Anticipate central bank pivots from real yield + stance score
Combine 10Y Real Yield with the CB Stance Score to detect policy shifts earlier than the rate-cut signal in the market.
A central bank pivot — the shift from hawkish to dovish or vice versa — is usually priced in by the market 4–8 weeks before the official announcement. What moves first: real yield (10Y nominal yield minus expected inflation). What moves shortly after: CB Stance Score (a hawkish/dovish score from statements & speeches). Combining the two gives lead time to rotate positions ahead of the rate decision.

Components used
Two signals from two different terminal panels:
- Real Yield Surface — panel Institutional Intel → Global Flow → Real Yields: 10Y Treasury nominal yield minus 10Y TIPS breakeven inflation, plus a multi-tenor surface (5Y, 10Y, 30Y). Sourced from FRED. Moves daily.
- CB Stance Score — panel
/intelCentral Banks: AI score from -3 (ultra dovish) to +3 (ultra hawkish) per central bank (Fed/ECB/BoE/BoJ/RBA/RBNZ). Updates on statement release, voting-member speeches, and SEP/dot plot release.

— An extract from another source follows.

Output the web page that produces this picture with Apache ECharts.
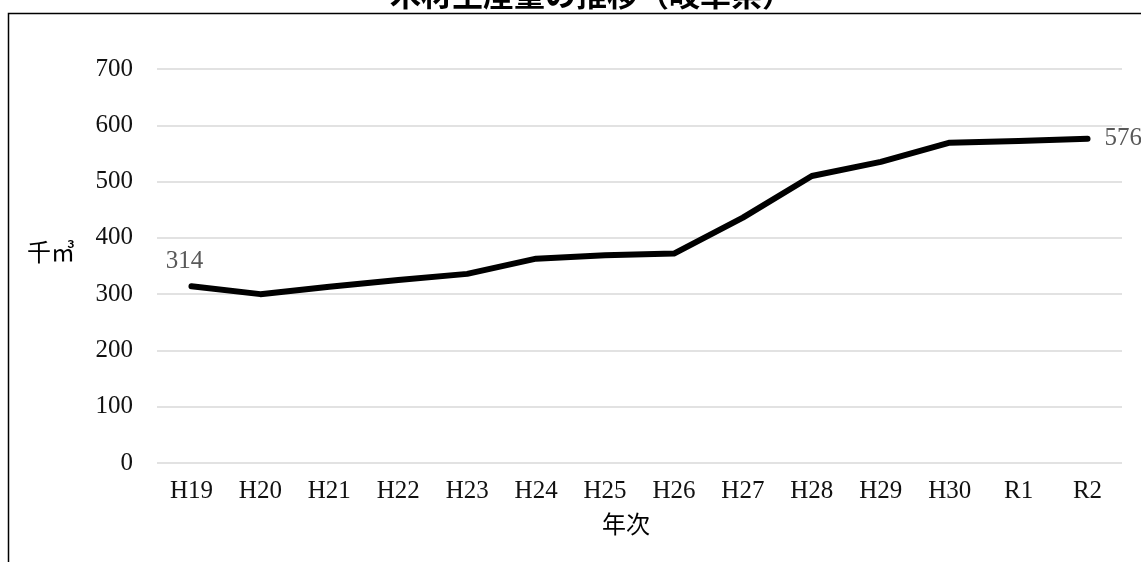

The logic: real yield rising = the market is pricing tighter policy ahead. Real yield persistently falling = the market is anticipating easing. CB Stance provides confirmation (or divergence) from the bank’s own language — has the Fed itself shifted, or is the market ahead?

Workflow: detect a pivot signal
- Open
/intel→ Central Banks. Note:- Current CB Stance Score for the Fed (e.g. 0.0 NEUTRAL).
- 6-meeting trend from the mini chart — direction (drifting hawkish or dovish).
- The relevant counterpart score (ECB/BoE/BoJ/BI) if you watch FX pairs.
- Switch to Institutional Intel → Global Flow → Real Yields. Look at the 30-day direction of real yield 10Y:
- Real yield down > 30bp in 30 days = market positioning for easier policy.
- Real yield up > 30bp = market positioning for tighter policy.
- Compare against the CB Stance Score trajectory (6-meeting trend):
- Real yield down + Stance score also down = confirmed dovish pivot, strong signal. Position USD short, gold long, equity long, rate-sensitive sectors long.
- Real yield down + Stance score still hawkish = market ahead, Fed not following. Tricky setup — if the Fed reiterates hawkish in the next speech, real yield can snap back. Keep size small.
- Real yield up + Stance score also up = confirmed hawkish trajectory. Position USD long, gold/equity defensive.
- Real yield up + Stance score down = rare, usually transient (temporary data surprise).
- Check the Releases tab in the Central Banks detail for upcoming voting-member speeches. If the Fed Chair speaks within 2 weeks, hold off on repositioning — the Chair’s speech often shifts the stance score meaningfully in a single day, especially when policy language diverges from the prior statement.
Common pre-pivot patterns
- 3–6 months before first cut: real yield starts falling, Stance score still elevated (mild hawk +0.5 to +1.0). Market is ahead, the Fed is still cautious.
- 6–10 weeks before first cut: Stance score starts drifting toward neutral (0.0) and into mild dove territory, more members turn dovish in Key Signals, real yield accelerates lower. Confirmation phase.
- 2–4 weeks before first cut: Stance score is clearly dovish (-0.5 to -1.0), market is fully priced. The pivot trade edge is exhausted here — too late.
- Cut day: if in line with expectations, market reaction is relatively small. A dovish surprise (larger cut or softer forward guidance) = continuation move.
Common pitfalls
- Trading a single signal. Real yield falling can be from rising expected inflation (not falling rate expectations). Stance score falling can be from one dovish member while the majority remains hawkish. Always confirm with two signals.
- Assuming pivot = monotonic. Pivot signals frequently false-start: real yield falls for 2 months, then a hot CPI print → real yield snaps back up. Move incrementally, don’t go all-in at the first signal.
- Forgetting cross-bank context. Fed dovish pivot + ECB dovish pivot = USD relatively stable (both sides of the pair weak). Fed dovish + ECB hawkish = USD clearly down. Always compare both sides of a pair for FX trades.
- Skipping the blackout period. 10 days before FOMC, members can’t speak publicly. Stance score plateaus in this window (speech inputs stop). What appears = observational data, not new language signal.
- Forgetting the -3..+3 scale (not 0..100). If you’re used to thinking “score 70 = hawkish”, remember the terminal scale -3..+3. Even +0.5 is a meaningful shift from neutral. Trigger thresholds are 0.5–1.0 for meaningful Δ, not 10–15 points.
- Trusting market pricing with 100% conviction. Real yield reflects median expectation, not certainty. Surprise data (NFP, CPI) can flip expectations within hours. Hold positions with stops, not full conviction.